The truth is that nearly all of most states' public employee pension benefits are paid from (1) the investment earnings on the pension's trust fund, plus (2) payroll contributions from the pension plan's active members, leaving only a very small percentage to be paid out of tax dollars. In fact, the non-political Boston College Center for Retirement Research reports that the national average state contribution to public employee pension plans is only about 5% of the typical state's annual budget. That's just 5 cents out of a state budget dollar, and that's never going to "bankrupt" a state.
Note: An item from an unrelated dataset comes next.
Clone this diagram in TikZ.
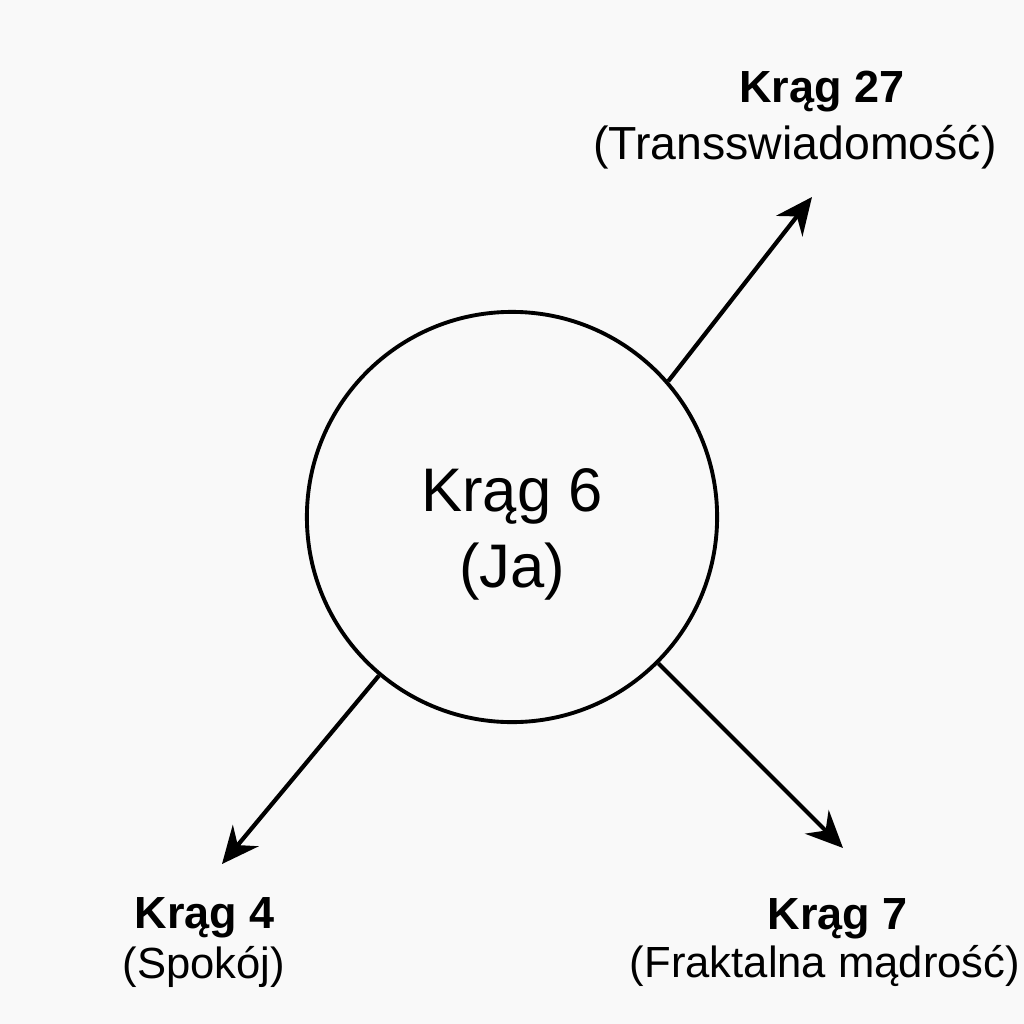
\documentclass[tikz,border=0pt]{standalone}
\usepackage{fontspec}
\setmainfont{Liberation Sans}
\usetikzlibrary{arrows.meta}
\definecolor{paper}{RGB}{249,249,249}
\tikzstyle{ring} = [draw, circle, line width=1.1pt,
minimum size=4.1cm, inner sep=0pt]
\tikzstyle{core} = [align=center, inner sep=0pt,
font=\fontsize{17.5}{21.6}\selectfont]
\tikzstyle{title} = [anchor=base, inner sep=0pt,
font=\bfseries\fontsize{12.8}{15}\selectfont]
\tikzstyle{subtitle} = [anchor=base, inner sep=0pt,
font=\fontsize{12.4}{15}\selectfont]
\tikzstyle{link} = [-{Stealth[length=10.5pt,width=9.5pt,inset=3.5pt]}, line width=1.2pt]

\begin{document}
\begin{tikzpicture}[x=0.01cm, y=-0.01cm]
    \fill[paper] (0,0) rectangle (1024,1024);
    \useasboundingbox (0,0) rectangle (1024,1024);
    % the central circle
    \node [ring] (ja) at (512,517) {};
    \node [core] (jaText) at (512,534) {Krąg 6\\(Ja)};

    % the three outer circles, as labels
    \node [title] (k27) at (822,102) {Krąg 27};
    \node [subtitle, font=\fontsize{13.2}{15}\selectfont] (k27sub) at (795,159) {(Transswiadomość)};
    \node [title] (k4) at (205,928) {Krąg 4};
    \node [subtitle] (k4sub) at (204,978) {(Spokój)};
    \node [title] (k7) at (838,929) {Krąg 7};
    \node [subtitle] (k7sub) at (825,977) {(Fraktalna mądrość)};

    % free ends of the arrows
    \coordinate (tip27) at (812,197);
    \coordinate (tip4) at (222,864);
    \coordinate (tip7) at (843,848);

    \draw [link] (ja.41.5) -- (tip27);
    \draw [link] (ja.230.5) -- (tip4);
    \draw [link] (ja.315) -- (tip7);
\end{tikzpicture}
\end{document}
The figure that Wall Street's owned-and-operated politicians and pundits use to shock voters into thinking that their state is deeply in debt to a public pension plan is something called an "unfunded liability." The banks get away with this scare tactic because no one but an actuarial accountant knows what an "unfunded liability" really is. Here's what it really is in simplified terms: To actuarially calculate an "unfunded liability" you take that small 5-cents-on-the-budget-dollar annual contribution to the pension plan and add it up for the next 30 years, increasing each year's contribution to allow for inflation and other economic factors. The sum total of that 30 future years of small annual contributions is the "unfunded liability." It's typically a large amount --- large enough to panic voters who think it's an actual current debt, when in fact it's only the 30-year sum of small annual contributions that are easily afforded, like a mortgage or a car payment.